Reported net sales decreased by 12.8 percent in Europe in the third quarter. Currency-neutral comparable net sales decreased by 2.1 percent. In Latin America, reported net sales decreased by 37.1 percent; currency-neutral comparable net sales increased by 23.9 percent. Reported net sales in Asia Pacific decreased by 13.2 percent; currency-neutral comparable net sales increased by 2.2 percent as the result of double-digit growth in the Asian businesses.

Interest and Tax

Kellogg’s interest expense was 56 million USD in the third quarter. The comparable effective tax rate* in the quarter was 25.2 percent; this was due to tax-planning initiatives and several discrete items.

Cash flow

Year-to-date cash flow,* a non-GAAP measure defined as cash from operating activities less capital expenditures, was 580 million USD through the end of the third quarter. The company now expects that full-year cash flow will be approximately 1.1 billion USD; this increase in expectations is due to the better-than-expected performance of working-capital initiatives.

Kellogg Raises Guidance for Operating Cash Flow After Capital Expenditure, Reaffirms Other Full-Year 2015 Currency-Neutral Comparable Guidance

The company reaffirmed previous guidance for currency-neutral comparable net sales, operating profit, and earnings per share in 2015; the company raised guidance for full-year cash flow.
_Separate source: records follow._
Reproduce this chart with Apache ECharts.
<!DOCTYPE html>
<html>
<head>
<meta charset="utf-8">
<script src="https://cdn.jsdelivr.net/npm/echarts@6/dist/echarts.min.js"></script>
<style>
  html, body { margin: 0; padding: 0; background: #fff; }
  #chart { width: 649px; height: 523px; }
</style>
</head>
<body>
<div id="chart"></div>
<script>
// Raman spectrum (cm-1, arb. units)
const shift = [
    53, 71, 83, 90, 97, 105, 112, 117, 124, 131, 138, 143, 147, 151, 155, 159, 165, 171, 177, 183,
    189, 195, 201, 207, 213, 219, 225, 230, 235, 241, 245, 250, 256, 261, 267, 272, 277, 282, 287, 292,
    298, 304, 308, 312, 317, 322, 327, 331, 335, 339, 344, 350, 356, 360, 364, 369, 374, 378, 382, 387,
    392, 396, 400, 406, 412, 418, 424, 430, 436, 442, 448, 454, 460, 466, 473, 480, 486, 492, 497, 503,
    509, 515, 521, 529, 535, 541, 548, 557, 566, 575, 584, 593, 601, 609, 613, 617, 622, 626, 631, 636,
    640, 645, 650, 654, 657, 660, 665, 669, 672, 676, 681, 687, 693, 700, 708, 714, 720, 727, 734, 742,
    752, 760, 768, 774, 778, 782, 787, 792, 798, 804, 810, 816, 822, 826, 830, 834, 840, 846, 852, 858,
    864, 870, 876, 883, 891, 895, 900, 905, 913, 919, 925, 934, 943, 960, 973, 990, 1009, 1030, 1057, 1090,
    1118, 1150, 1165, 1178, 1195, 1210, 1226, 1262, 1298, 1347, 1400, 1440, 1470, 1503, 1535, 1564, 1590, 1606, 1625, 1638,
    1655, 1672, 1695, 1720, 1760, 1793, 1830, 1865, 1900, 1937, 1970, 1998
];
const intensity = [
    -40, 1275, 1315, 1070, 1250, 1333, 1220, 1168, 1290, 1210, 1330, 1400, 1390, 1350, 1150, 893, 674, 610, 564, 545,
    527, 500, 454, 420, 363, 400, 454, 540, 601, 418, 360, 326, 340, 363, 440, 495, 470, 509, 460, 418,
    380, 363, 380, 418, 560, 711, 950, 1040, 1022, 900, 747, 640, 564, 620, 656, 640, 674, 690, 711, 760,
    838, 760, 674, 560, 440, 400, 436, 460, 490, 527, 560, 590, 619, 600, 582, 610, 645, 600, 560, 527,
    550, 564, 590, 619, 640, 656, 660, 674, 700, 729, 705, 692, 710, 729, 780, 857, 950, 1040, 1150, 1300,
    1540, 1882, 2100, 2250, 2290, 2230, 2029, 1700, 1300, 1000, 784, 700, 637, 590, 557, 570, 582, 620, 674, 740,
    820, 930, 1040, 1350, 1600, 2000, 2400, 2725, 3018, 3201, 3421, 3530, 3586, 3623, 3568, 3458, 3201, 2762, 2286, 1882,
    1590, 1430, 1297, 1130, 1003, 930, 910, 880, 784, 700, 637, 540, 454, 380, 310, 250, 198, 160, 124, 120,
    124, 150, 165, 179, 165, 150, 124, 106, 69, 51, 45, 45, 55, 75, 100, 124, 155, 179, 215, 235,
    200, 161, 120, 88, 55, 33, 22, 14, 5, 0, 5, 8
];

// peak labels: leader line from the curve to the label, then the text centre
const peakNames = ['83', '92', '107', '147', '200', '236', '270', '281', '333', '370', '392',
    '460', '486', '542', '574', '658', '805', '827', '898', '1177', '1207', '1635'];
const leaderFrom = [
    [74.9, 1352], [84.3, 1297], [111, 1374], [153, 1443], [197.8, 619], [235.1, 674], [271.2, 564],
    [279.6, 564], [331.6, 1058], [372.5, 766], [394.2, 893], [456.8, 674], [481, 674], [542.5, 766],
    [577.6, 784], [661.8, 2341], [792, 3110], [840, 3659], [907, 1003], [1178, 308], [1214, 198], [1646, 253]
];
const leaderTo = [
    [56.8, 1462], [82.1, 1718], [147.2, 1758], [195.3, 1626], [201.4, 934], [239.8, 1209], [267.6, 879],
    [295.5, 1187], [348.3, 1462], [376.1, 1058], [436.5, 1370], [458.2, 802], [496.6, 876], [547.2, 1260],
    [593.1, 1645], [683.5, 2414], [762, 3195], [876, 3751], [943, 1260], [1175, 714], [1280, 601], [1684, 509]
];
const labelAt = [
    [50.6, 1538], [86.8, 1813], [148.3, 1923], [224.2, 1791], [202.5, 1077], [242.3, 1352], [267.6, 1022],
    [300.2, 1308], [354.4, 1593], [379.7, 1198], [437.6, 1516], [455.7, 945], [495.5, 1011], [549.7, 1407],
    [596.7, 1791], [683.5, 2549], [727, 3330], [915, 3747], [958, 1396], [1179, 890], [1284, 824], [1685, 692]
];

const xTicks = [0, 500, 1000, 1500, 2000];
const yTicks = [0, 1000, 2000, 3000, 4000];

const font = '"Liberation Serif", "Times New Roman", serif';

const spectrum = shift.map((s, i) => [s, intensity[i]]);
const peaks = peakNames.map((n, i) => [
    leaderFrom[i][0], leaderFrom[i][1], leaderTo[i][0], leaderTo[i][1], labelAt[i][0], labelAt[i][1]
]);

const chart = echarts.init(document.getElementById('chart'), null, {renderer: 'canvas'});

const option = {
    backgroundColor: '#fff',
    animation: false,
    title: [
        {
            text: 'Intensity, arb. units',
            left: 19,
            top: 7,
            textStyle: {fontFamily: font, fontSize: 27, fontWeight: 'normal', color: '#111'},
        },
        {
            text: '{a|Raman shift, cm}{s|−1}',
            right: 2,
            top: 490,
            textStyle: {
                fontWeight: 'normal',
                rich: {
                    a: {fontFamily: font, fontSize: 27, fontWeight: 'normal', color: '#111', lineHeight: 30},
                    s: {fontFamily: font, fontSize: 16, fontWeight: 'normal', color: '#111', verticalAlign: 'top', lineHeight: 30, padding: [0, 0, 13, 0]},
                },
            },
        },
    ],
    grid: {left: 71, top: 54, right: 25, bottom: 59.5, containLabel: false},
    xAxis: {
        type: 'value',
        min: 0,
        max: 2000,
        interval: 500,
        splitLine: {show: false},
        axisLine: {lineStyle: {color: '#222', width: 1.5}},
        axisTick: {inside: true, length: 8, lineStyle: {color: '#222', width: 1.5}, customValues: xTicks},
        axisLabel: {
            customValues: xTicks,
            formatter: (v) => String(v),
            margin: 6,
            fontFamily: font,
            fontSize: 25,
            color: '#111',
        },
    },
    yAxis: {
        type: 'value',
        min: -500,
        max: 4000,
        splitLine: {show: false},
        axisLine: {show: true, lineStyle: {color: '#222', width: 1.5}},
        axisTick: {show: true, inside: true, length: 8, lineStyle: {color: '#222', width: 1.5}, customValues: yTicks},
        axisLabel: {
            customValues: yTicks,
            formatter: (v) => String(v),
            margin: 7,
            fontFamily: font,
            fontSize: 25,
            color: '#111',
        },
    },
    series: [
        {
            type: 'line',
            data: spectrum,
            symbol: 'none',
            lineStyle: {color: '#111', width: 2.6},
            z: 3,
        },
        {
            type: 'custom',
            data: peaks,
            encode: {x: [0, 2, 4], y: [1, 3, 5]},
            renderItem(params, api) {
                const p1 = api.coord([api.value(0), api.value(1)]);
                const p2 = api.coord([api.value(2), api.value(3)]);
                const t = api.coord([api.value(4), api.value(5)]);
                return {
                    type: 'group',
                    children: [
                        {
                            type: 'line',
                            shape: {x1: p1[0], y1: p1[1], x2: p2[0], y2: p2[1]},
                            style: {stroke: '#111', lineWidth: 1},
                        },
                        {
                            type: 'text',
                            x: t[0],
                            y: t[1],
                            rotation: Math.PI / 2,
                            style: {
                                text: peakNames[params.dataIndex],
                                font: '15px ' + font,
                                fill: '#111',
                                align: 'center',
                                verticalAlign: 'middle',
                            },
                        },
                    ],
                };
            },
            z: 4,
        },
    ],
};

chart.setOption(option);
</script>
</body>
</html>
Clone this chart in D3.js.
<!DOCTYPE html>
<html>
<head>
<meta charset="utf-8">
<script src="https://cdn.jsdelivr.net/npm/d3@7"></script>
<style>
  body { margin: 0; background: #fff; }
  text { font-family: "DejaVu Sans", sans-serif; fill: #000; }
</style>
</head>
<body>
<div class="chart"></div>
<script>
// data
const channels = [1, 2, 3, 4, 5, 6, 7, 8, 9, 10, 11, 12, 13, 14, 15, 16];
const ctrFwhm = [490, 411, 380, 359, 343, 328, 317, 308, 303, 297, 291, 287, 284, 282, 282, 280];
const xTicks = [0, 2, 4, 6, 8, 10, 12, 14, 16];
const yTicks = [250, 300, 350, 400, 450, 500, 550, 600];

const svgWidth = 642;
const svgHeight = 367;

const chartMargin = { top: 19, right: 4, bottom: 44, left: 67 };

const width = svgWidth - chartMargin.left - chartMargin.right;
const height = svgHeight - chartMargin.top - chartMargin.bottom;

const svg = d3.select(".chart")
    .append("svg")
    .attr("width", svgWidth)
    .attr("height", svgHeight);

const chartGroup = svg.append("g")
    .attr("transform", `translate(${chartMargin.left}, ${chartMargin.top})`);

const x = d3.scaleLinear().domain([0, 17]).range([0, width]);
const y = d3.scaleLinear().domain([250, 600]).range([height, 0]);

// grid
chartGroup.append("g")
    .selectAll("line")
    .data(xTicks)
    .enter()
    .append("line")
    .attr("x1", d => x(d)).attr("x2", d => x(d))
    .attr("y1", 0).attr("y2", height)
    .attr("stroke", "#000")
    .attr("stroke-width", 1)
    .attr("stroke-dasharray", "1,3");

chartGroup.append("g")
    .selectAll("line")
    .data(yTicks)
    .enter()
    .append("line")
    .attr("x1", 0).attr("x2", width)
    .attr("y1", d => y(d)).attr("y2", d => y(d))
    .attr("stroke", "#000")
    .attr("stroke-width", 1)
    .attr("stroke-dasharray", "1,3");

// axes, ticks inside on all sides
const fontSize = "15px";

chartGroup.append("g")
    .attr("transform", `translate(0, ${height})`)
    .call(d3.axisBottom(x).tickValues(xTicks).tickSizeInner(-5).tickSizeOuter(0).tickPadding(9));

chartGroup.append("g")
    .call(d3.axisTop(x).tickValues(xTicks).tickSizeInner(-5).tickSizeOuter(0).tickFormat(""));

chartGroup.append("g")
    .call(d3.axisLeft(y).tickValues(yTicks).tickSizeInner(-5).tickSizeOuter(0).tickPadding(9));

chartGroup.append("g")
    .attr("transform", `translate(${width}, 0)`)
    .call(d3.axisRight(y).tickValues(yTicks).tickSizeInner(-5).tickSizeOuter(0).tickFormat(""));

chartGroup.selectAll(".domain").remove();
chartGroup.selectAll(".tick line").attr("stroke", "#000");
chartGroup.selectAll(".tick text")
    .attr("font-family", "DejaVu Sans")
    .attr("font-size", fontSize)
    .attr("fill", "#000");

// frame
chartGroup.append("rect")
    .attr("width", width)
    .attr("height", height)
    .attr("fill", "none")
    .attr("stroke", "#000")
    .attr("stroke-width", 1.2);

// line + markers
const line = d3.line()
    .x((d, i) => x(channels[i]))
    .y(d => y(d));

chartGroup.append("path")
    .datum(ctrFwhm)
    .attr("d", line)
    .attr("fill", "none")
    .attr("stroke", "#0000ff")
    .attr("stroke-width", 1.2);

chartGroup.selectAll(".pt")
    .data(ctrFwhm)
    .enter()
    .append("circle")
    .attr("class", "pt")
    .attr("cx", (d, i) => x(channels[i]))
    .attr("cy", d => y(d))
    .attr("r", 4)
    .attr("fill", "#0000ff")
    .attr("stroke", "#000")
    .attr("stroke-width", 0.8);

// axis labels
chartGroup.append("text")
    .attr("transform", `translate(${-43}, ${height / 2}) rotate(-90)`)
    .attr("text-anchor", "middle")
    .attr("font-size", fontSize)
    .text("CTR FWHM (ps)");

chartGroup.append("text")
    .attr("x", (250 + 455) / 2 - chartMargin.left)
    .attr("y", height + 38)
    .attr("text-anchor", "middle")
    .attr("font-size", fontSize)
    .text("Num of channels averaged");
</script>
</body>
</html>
Currency-neutral comparable net sales are expected to remain approximately unchanged year-over-year. Kellogg expects full-year 2015 currency-neutral comparable operating profit to decrease at a rate between two and four percent. Full-year 2015 currency-neutral comparable earnings per share are anticipated to be in a range between two percent lower and approximately unchanged. The estimates for currency-neutral comparable operating profit and currency-neutral comparable earnings per share include a negative impact of between three and four percentage points from the rebasing of incentive compensation for 2015. Guidance for both operating profit and earnings per share excludes the impact of mark-to-market adjustments, 2014’s 53rd week, integration costs, costs related to Project K, acquisitions, dispositions, foreign-currency translation, remeasurement of the Venezuelan business, and other items that could affect comparability. Cash flow is now expected to be about 1.1 billion USD, which includes the impact of the cash required by Project K.
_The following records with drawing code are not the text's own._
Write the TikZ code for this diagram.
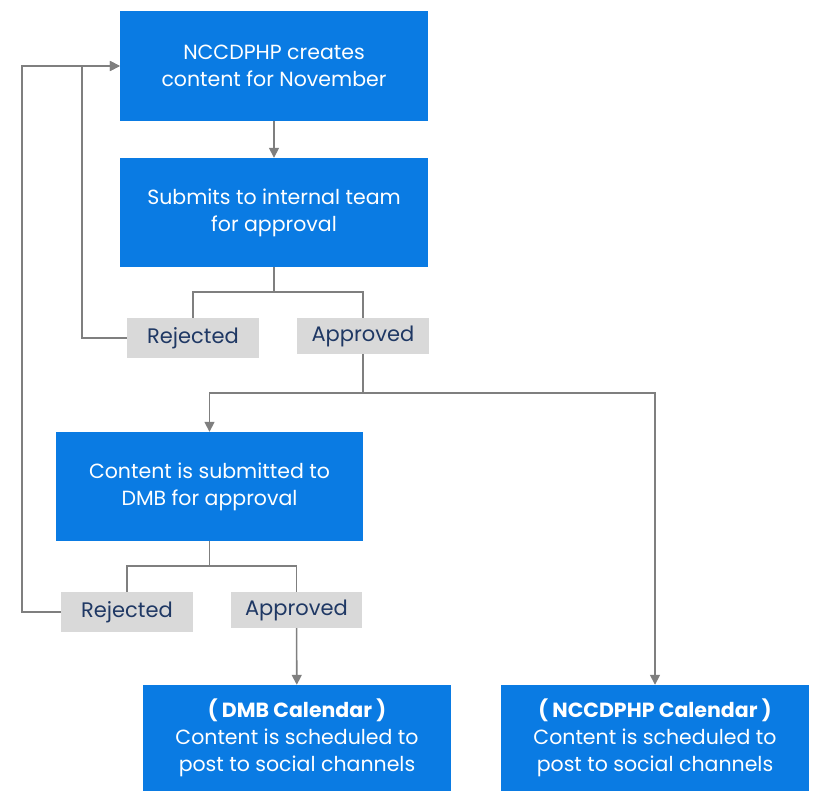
\documentclass[tikz,border=0pt]{standalone}
\usepackage{fontspec}
\setmainfont{Poppins}
\usepackage{tikz}
\usetikzlibrary{arrows.meta,positioning}
\definecolor{boxblue}{HTML}{0A7BE3}
\definecolor{tagray}{HTML}{D9D9D9}
\definecolor{tagtext}{HTML}{1F3864}
\definecolor{linegray}{HTML}{7F7F7F}

\begin{document}
\begin{tikzpicture}[x=1pt,y=-1pt,
                step box/.style={fill=boxblue,text=white,align=center,minimum width=308pt,
                        font=\fontsize{20.5}{27}\selectfont},
                tag/.style={fill=tagray,text=tagtext,minimum width=132pt,font=\fontsize{21}{24}\selectfont},
                wire/.style={draw=linegray,line width=1.6pt},
                go/.style={wire,-{Triangle[length=10pt,width=10pt]}}]
                \useasboundingbox (0,0) rectangle (814,790);
                % boxes
                \node [step box, minimum height=110pt] (create) at (274,66) {NCCDPHP creates\\content for November};
                \node [step box, minimum height=109pt] (internal) at (274,212.5) {Submits to internal team\\for approval};
                \node [tag, minimum height=40pt] (rejA) at (193,338) {Rejected};
                \node [tag, minimum height=36pt] (appA) at (363,336) {Approved};
                \node [step box, minimum width=307pt, minimum height=109pt] (dmb) at (209.5,486.5) {Content is submitted to\\DMB for approval};
                \node [tag, minimum height=40pt] (rejB) at (127,612) {Rejected};
                \node [tag, minimum width=131pt, minimum height=36pt] (appB) at (296.5,610) {Approved};
                \node [step box, minimum height=106pt] (dmbcal) at (297,738) {\textbf{( DMB Calendar )}\\Content is scheduled to\\post to social channels};
                \node [step box, minimum height=106pt] (nccal) at (655,738) {\textbf{( NCCDPHP Calendar )}\\Content is scheduled to\\post to social channels};
                % connectors
                \coordinate (splitA) at (274,292);
                \coordinate (splitB) at (209.5,566);
                \coordinate (fork) at (363,393);
                \draw [go] (create) -- (internal);
                \draw [wire] (internal.south) -- (splitA) -| (rejA.north);
                \draw [wire] (splitA) -| (appA.north);
                \draw [go] (rejA.west) -| (82,66) -- (create.west);
                \draw [wire] (appA.south) -- (fork);
                \draw [go] (fork) -| (dmb.north);
                \draw [go] (fork) -| (nccal.north);
                \draw [wire] (dmb.south) -- (splitB) -| (rejB.north);
                \draw [wire] (splitB) -| (appB.north);
                \draw [go] (rejB.west) -| (22,66) -- (create.west);
                \draw [go] (appB) -- (dmbcal);
\end{tikzpicture}
\end{document}
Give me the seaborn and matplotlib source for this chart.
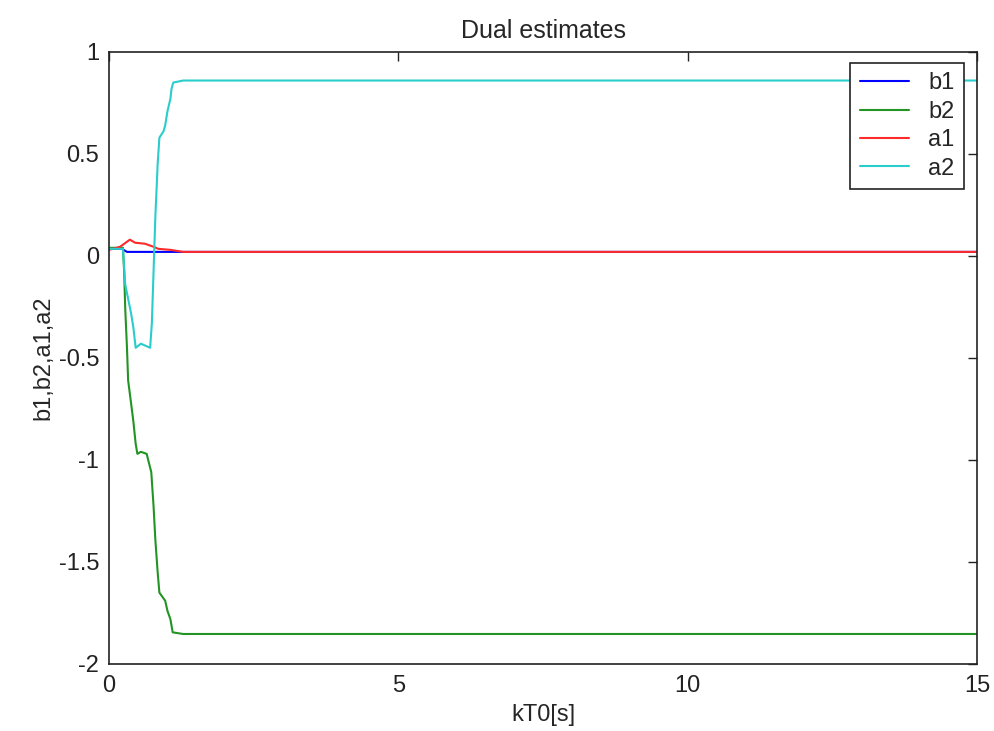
import pandas as pd
import matplotlib
matplotlib.use('Agg')
import matplotlib.pyplot as plt
import seaborn as sns

# estimated trajectories (time in s, parameter value)
t_b1 = [0, 0.22, 0.31, 15]
b1 = [0.035, 0.035, 0.02, 0.02]

t_b2 = [0, 0.24, 0.26, 0.28, 0.31, 0.33, 0.38, 0.42, 0.46, 0.49, 0.55, 0.65,
        0.73, 0.77, 0.80, 0.84, 0.87, 0.97, 1.01, 1.06, 1.10, 1.28, 15]
b2 = [0.04, 0.04, -0.07, -0.26, -0.45, -0.61, -0.72, -0.81, -0.92, -0.97, -0.96, -0.97,
      -1.06, -1.23, -1.39, -1.55, -1.65, -1.69, -1.74, -1.78, -1.845, -1.853, -1.853]

t_a1 = [0, 0.19, 0.36, 0.45, 0.62, 0.77, 0.85, 1.06, 1.28, 15]
a1 = [0.03, 0.045, 0.08, 0.065, 0.06, 0.045, 0.035, 0.03, 0.02, 0.02]

t_a2 = [0, 0.24, 0.28, 0.33, 0.38, 0.42, 0.46, 0.55, 0.71, 0.74, 0.77, 0.80,
        0.84, 0.87, 0.94, 0.97, 1.01, 1.06, 1.08, 1.11, 1.28, 15]
a2 = [0.035, 0.035, -0.14, -0.21, -0.28, -0.35, -0.45, -0.43, -0.45, -0.33, -0.07, 0.19,
      0.45, 0.58, 0.61, 0.64, 0.71, 0.77, 0.82, 0.85, 0.86, 0.86]

names = ['b1', 'b2', 'a1', 'a2']
colors = ['#0000ff', '#239423', '#ff2a2a', '#2acccc']

frames = []
for name, t, v in zip(names, [t_b1, t_b2, t_a1, t_a2], [b1, b2, a1, a2]):
    frames.append(pd.DataFrame({'t': t, 'value': v, 'param': name}))
df = pd.concat(frames, ignore_index=True)

sns.set_style('white')
plt.rcParams['font.family'] = ['Liberation Sans', 'DejaVu Sans']

fig = plt.figure(figsize=(9.94, 7.31), dpi=100)
ax = fig.add_axes([0.1097, 0.0917, 0.8732, 0.8372])

sns.lineplot(data=df, x='t', y='value', hue='param', palette=dict(zip(names, colors)),
             estimator=None, sort=False, linewidth=1.5, ax=ax)

ax.set_xlim(0, 15)
ax.set_ylim(-2, 1)
ax.set_xticks([0, 5, 10, 15])
ax.set_yticks([-2, -1.5, -1, -0.5, 0, 0.5, 1])
ax.set_yticklabels(['-2', '-1.5', '-1', '-0.5', '0', '0.5', '1'])
ax.tick_params(direction='in', length=6.5, width=1, top=True, right=True,
               labelsize=17, colors='#222222')
ax.tick_params(axis='y', pad=7)
ax.tick_params(axis='x', pad=8)
for s in ax.spines.values():
    s.set_color('#222222')
    s.set_linewidth(1.2)

ax.set_title('Dual estimates', fontsize=18, pad=10)
ax.set_xlabel('kT0[s]', fontsize=17, labelpad=5)
ax.set_ylabel('b1,b2,a1,a2', fontsize=17, labelpad=3)

leg = ax.legend(loc='upper right', bbox_to_anchor=(0.985, 0.982), borderaxespad=0,
                fontsize=17, fancybox=False, framealpha=1, edgecolor='#222222',
                handlelength=2.1, handletextpad=0.8, borderpad=0.4, labelspacing=0.27)
leg.get_frame().set_linewidth(1.2)
leg.set_title(None)

fig.savefig('out.png', dpi=100)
Kellogg Reaffirms Previous Guidance for 2016,
Provides Guidance for Earnings Per Share

In addition, Kellogg Company continues to expect that, in 2016, it will achieve its long-term target for currency-neutral comparable net sales of between one percent and three percent, and its long-term target for operating profit growth of between four percent and six percent. The company still expects to meet its long-term target for currency-neutral comparable operating profit growth even if current sales-growth trends continue and 2016’s currency-neutral comparable net sales growth is at the lower end of the company’s long-term target range. This confidence is the result of good productivity programs, continued execution of Project K, and the anticipated implementation of zero-based budgeting. The company expects growth in currency-neutral comparable EPS of between six and eight percent (Image: Kellogg Company).